O que se passa mesmo é que a mesa
da nossa Assembleia da República se permite chumbar leis que foram aprovadas
com os votos presentes em plenário (e vice-versa.
Rui Tavares | Público | opinião*
No passado dia 21 de janeiro
ficámos a saber, através de um artigo de Miguel Marujo no Diário de
Notícias, que na Assembleia da República há projetos de lei que são rejeitados
quando há mais votos a favor e outros que são aprovados quando há mais votos
contra. Na altura de contar os votos, a mesa da Assembleia decide contar também
com os deputados que estão ausentes, e atribui automaticamente os votos destes
à bancada parlamentar de que fazem parte. Em Portugal, na sede da nossa
soberania, vota-se em corpo mas também em espírito — e, pois claro, como se o
espírito pertencesse ao partido.
Esta bizarra situação, singular
entre parlamentos dignos desse nome em qualquer parte do mundo, gerou
comentários na imprensa e nas redes. Só houve quem ficasse calado onde era mais
importante: na Assembleia da República. Nenhum esclarecimento, nenhuma vinda a
terreiro para defender a honra do convento de São Bento, nenhuma informação
adicional, nada. Um ou outro leitor ainda aventou a hipótese de as contas
estarem erradas, por haver dois sistemas de verificação de presenças no
parlamento (um eletrónico e outro manual), mas verificou-se não ser verdadeira
essa explicação: o site independente hemiciclo.pt,
que primeiro detetou esta prática portuguesa de inventar votos de gente que não
votou, já faz a despistagem cruzando os dados de ambos os métodos de
verificação. Mais revelador do que isso: se estivéssemos perante um problema de
interpretação, certamente teríamos visto a Assembleia da República usar do seu
direito de resposta para corrigir o erro, e ela não o fez.
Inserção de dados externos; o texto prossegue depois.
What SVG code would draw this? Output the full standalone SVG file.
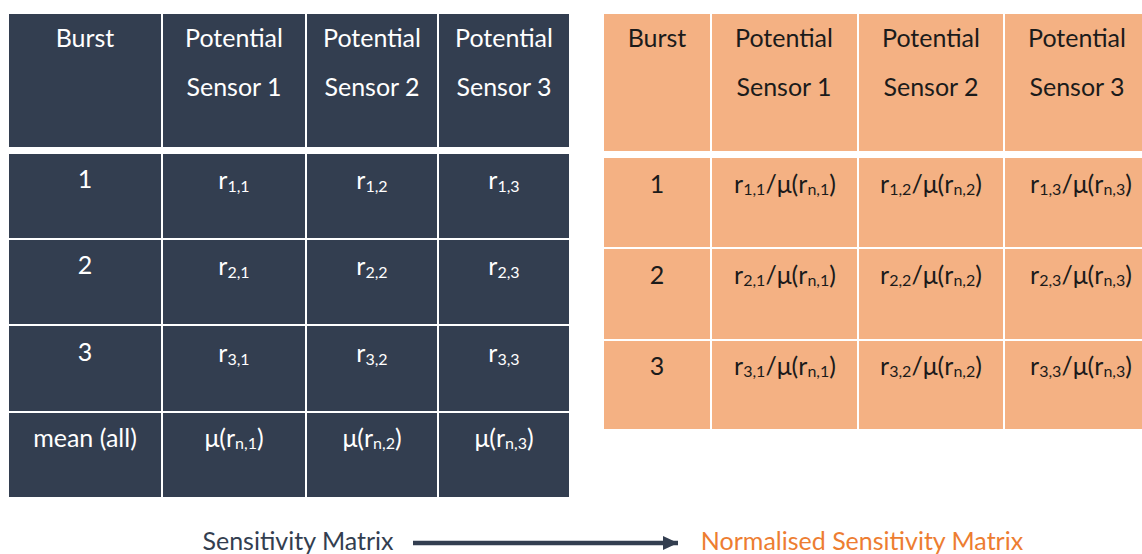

Portanto, o que se passa mesmo é
que a mesa da nossa Assembleia da República se permite chumbar leis que foram
aprovadas com os votos presentes em plenário (e vice-versa). O que se passa
mesmo é que os nossos deputados permitem que os seus votos sejam usados à
revelia e por atacado no momento mais sagrado da deliberação num órgão de
soberania. E quando descobertos a reação que a instituição e os seus membros
têm é ficar silenciosos para ver se passam entre os pingos da chuva. Pelos
vistos a Assembleia da República acha isto normal, mas não muito normal —
porque nesse caso alguém teria a coragem de admitir que acha normal, e ninguém
o faz. Tudo considerado, preferem ficar calados à espera que o problema
desapareça.
Pois bem, não há ninguém com um
mínimo de respeito pelo parlamentarismo que possa achar isto normal. E
permito-me lembrar aqui um célebre constitucionalista português que se demitiu
do Conselho de Estado em 2001, quando confrontado com a promulgação de uma lei
que tinha sido considerada aprovada apesar de uma maioria de votos contra no
parlamento (na última vez, portanto, em que uma situação destas ocorreu antes
desta legislatura). Esse constitucionalista chamava-se Marcelo Rebelo de Sousa
e é agora Presidente da República.
Ou seja, para piorar a situação,
a Assembleia da República não se pronuncia sobre uma situação que a deixa
fragilizada perante a possibilidade de um veto presidencial da próxima vez que
isto acontecer — isto se o Presidente mantiver a mesma opinião sobre a
incostitucionalidade deste método que já tinha em 2001 enquanto conselheiro de
estado.
Tudo isto é normal quando os
partidos começam a achar que o parlamentarismo começa e acaba com eles. E este
não é caso único. A comprovar a tendência está, por exemplo, o facto de quatro
partidos — PCP, BE, PS e PSD — terem decidido há dias rejeitar a proposta do
PAN para que na discussão das alterações às leis de financiamento partidário
(que voltaram ao parlamento após um veto presidencial) fossem ouvidos
constitucionalistas, associações cívicas e partidos não-parlamentares.
Para quê, terão pensado estes
partidos, ouvir quem quer que seja? Correu tudo tão bem da última vez quando as
coisas se decidiram à porta fechada! Se houver algum problema, basta acusar
quem se queixar de ser um populista anti-partidos.